Of a steaming summer evening, many U.S. music lovers would as soon sit down to leeward of an elephant as go to a hot & heavy grand opera. Cincinnati's indefatigable music lovers, however, like to do both.

Six nights last week they gathered in the Cincinnati Zoo. There, in an open pavilion, they sat mopping and fanning, and listening to Carmen or Il Trovatore or La Traviata, sung by big voices from the Met. Admission: 90-c- to $3.50. Between acts, operagoers washed the arias down with beer, munched popcorn and fed ducks and swans on a nearby pond. The 28th season of the Cincinnati Summer Opera had begun.
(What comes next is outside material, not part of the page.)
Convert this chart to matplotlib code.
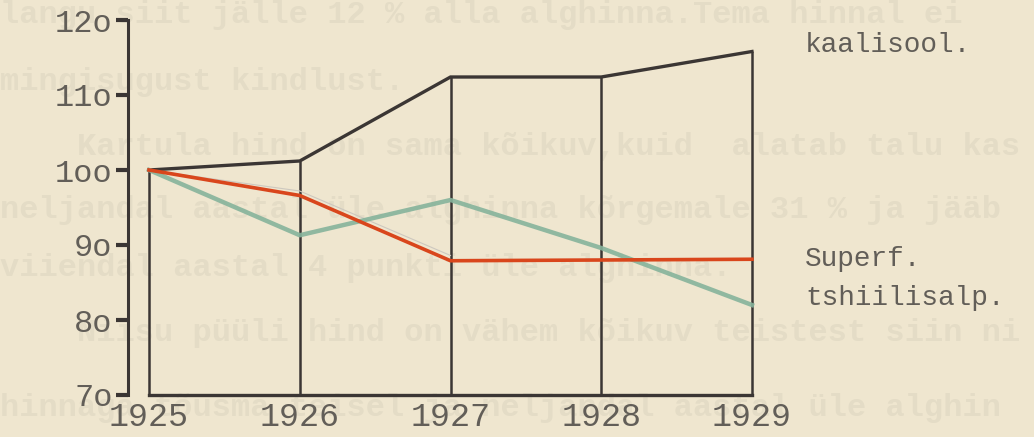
import matplotlib
matplotlib.use('Agg')
import matplotlib.pyplot as plt

# index values (1925 = 100)
years = [1925, 1926, 1927, 1928, 1929]
kaalisool = [100, 101.2, 112.4, 112.4, 115.8]
superf = [100, 96.6, 87.9, 88.0, 88.1]
tshiilisalp = [100, 91.3, 96.0, 89.6, 82.0]
pencil = [100, 97.2, 88.6]

yticks = [70, 80, 90, 100, 110, 120]
ytick_labels = ['7o', '8o', '9o', '1oo', '11o', '12o']
series_labels = ['kaalisool.', 'Superf.', 'tshiilisalp.']

# faint text showing through from the other side of the page
bleed_lines = [
    'langu siit jälle 12 % alla alghinna.Tema hinnal ei',
    'mingisugust kindlust.',
    '    Kartula hind on sama kõikuv,kuid  alatab talu kas',
    'neljandal aastal üle alghinna kõrgemale 31 % ja jääb',
    'viiendal aastal 4 punkti üle alghinna.',
    '    Niisu püüli hind on vähem kõikuv teistest siin ni',
    'hinnaga tõusma teisel ja neljandal aastal üle alghin',
]
bleed_y = [15, 82, 147, 210, 268, 333, 408]

paper = '#efe6cf'
ink = '#3b3634'
typed = '#625e58'
mono = 'Liberation Mono'

fig = plt.figure(figsize=(10.34, 4.37), dpi=100)
fig.patch.set_facecolor(paper)

for txt, yp in zip(bleed_lines, bleed_y):
    fig.text(0.0, 1 - yp / 437, txt, fontsize=23, family=mono, weight='bold',
             color='#e4dcc6', va='center', ha='left', zorder=0)

# axes placed so 1925 sits at x=149px, y-axis spine at x=128px
ax = fig.add_axes([128 / 1034, 42 / 437, 672 / 1034, 375 / 437])
ax.set_zorder(2)
ax.set_facecolor('none')
ax.set_xlim(1925 - 21 / 150.75, 1925 + 651 / 150.75)
ax.set_ylim(70, 120)

for s in ['top', 'right', 'bottom']:
    ax.spines[s].set_visible(False)
ax.spines['left'].set_color(ink)
ax.spines['left'].set_linewidth(2.2)

ax.set_yticks(yticks, ytick_labels)
ax.tick_params(axis='y', length=9, width=3, color=ink, pad=2,
               labelsize=23, labelcolor=typed)
ax.set_xticks(years, [str(y) for y in years])
ax.tick_params(axis='x', length=0, pad=5, labelsize=24, labelcolor=typed)
for lab in ax.get_xticklabels() + ax.get_yticklabels():
    lab.set_family(mono)

# baseline and drop lines of the kaalisool outline
ax.plot([years[0], years[-1]], [70, 70], color=ink, lw=2.4, clip_on=False)
ax.vlines(years, 70, kaalisool, color=ink, lw=1.8)
ax.plot(years, kaalisool, color=ink, lw=2.4, solid_joinstyle='miter')

ax.plot(years[:3], pencil, color='#cdc8bf', lw=0.8)
ax.plot(years, tshiilisalp, color='#86b39b', lw=3.2, alpha=0.9)
ax.plot(years, superf, color='#d9461c', lw=2.6)

offsets = [(53, 6), (53, 0), (53, 7)]
for lab, vals, off in zip(series_labels, [kaalisool, superf, tshiilisalp], offsets):
    ax.annotate(lab, xy=(years[-1], vals[-1]), xytext=off, textcoords='offset pixels',
                fontsize=20, family=mono, color=typed, va='center', ha='left',
                annotation_clip=False)

fig.savefig('out.png', dpi=100, facecolor=paper)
It had begun, as a matter of fact, on a sour note. Critics agreed that the opening production of Carmen, with Mezzo-Soprano Gladys Swarthout and Tenor Ramon Vinay, was an unduly damp and dismal affair, even though it rained that night. But the second night's show was Giordano's Andrea Chenier, which had not had a major U.S. production for 16 years, and it was something to talk about.

"Terrific is the only word . . ." wrote the Times-Star's Louis John Johnen. "Way above what we have come to consider par," mildly agreed the Enquirer's John P. Rhodes. Soprano Stella Roman and Tenor Kurt Baum won cheers all round for their singing (he especially for the aria, Come un bel dl di Maggio)*and Stella got a few extra cheers for her natural, convincing stage manner.

First-night attendance at Giordano's little-known work was small: the company lost $5,000 on the performance. But thanks to Cincinnati's loyal music lovers, the "Zoopera" could afford such losses. Last winter, after the opera had accumulated a deficit of some $44,000, Cincinnatians subscribed to a whopping Fine Arts Fund to support the summer series along with the Cincinnati Symphony, the Cincinnati Art Museum and the Taft Museum. The opera's cut: $35,000.

Not since before the depression had the opera rested on such a fat financial cushion. When Mrs. Charles Phelps Taft and Mrs. Mary Emery died, the purse strings that had long supported the opera were cut. Public support all but failed. In 1934, the wealthy patrons were looking for a way to drop their expensive hobby. The A.F.M. local agreed to take it up. Since then, Oscar F. Hild, the union's president, has run the show. One of his shrewdest ideas: the Young Friends of Summer Opera, whose teen-age members serve as money raisers and ushers, and so spend free nights at the opera. Hild expects the Young Friends to grow up into old friends --and cash customers--of the opera.

* Like a Beautiful Day in May--not to be confused with Un bel dl DiMaggio (see SPORT).